1. Dispensing apparatus comprising

a flat surface;

a leveling member having opposite ends, and a boundary extending between said ends;

a mount for mounting the leveling member opposite said flat surface so that said boundary is parallel to the flat surface;

spacers extending from said boundary to said flat surface thereby defining a gap therewith, and

motive means for moving the leveling member and flat surface relatively so as to level a liquid deposited on the flat surface to the height of said gap.

2. The apparatus defined in claim 1, wherein the leveling member comprises a roller having a rotary axis and a conical surface which defines said boundary.

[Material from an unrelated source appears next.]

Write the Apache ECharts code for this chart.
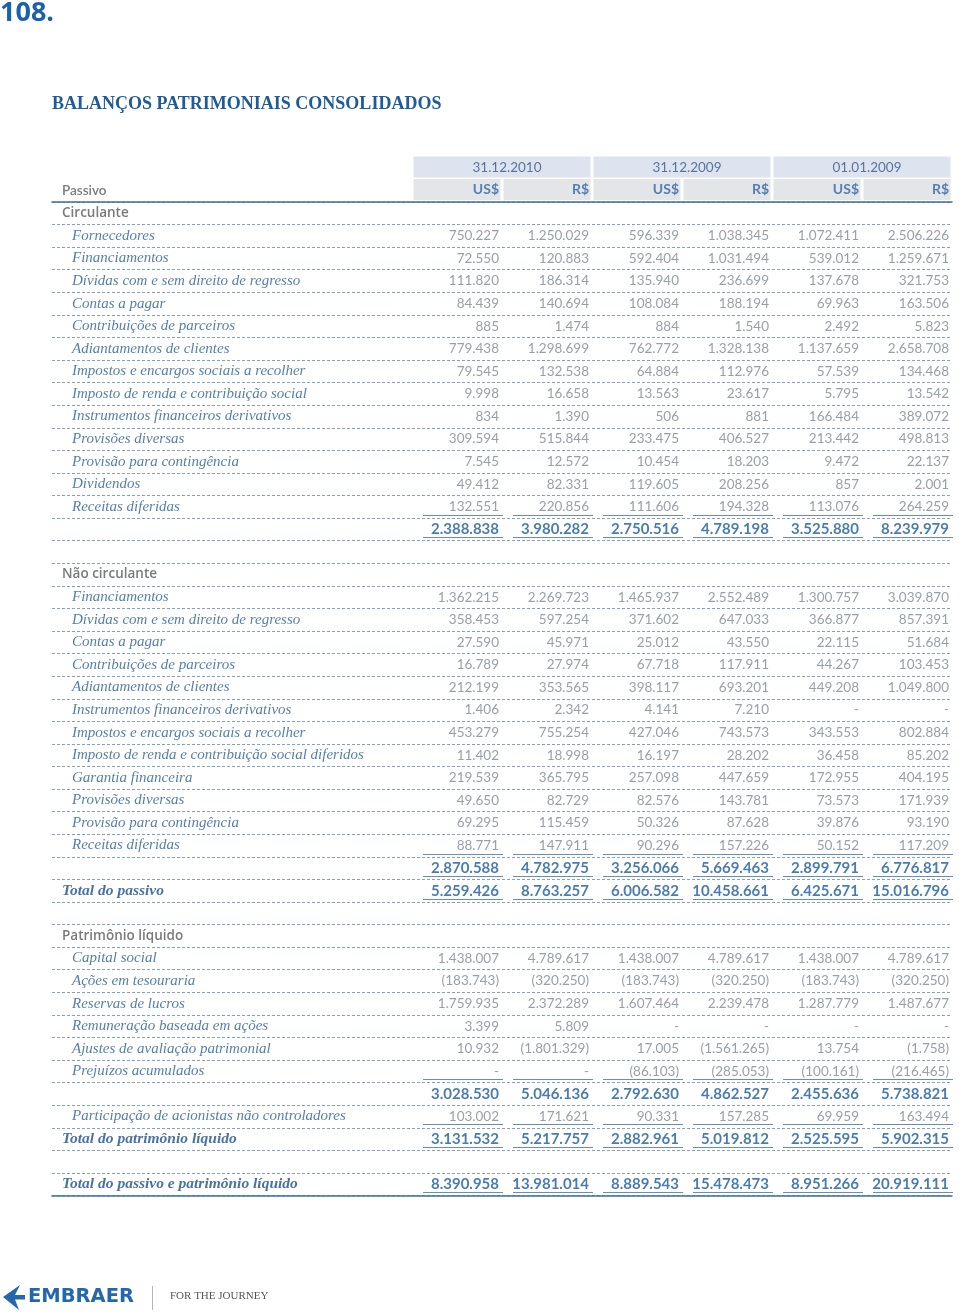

3. The apparatus defined in claim 2, wherein said spacers include a pair of circular elastomeric ridges at the opposite ends of said roller which contact said flat surface and maintain said conical surface of the roller at a selected distance from the flat surface so as to establish said gap.

4. The apparatus defined in claim 3 and further including an actuator for moving the roller closer to said flat surface so that said ridges are compressed to an extent that said conical surface contacts the flat surface thereby eliminating said gap.

5. The apparatus defined in claim 2, wherein said flat surface is rotatable about a central axis, and said moving means move said surface about the central axis, said roller being mounted so that said rotary axis extends crosswise to the direction of movement of said flat surface.

6. The apparatus defined in claim 1 and further including means for removing a liquid deposited on the flat surface after it has been leveled by the roller.

7. The apparatus defined in claim 1 and further including a refrigeration device for chilling the flat surface so as to at least partially freeze a liquid deposited on the flat surface.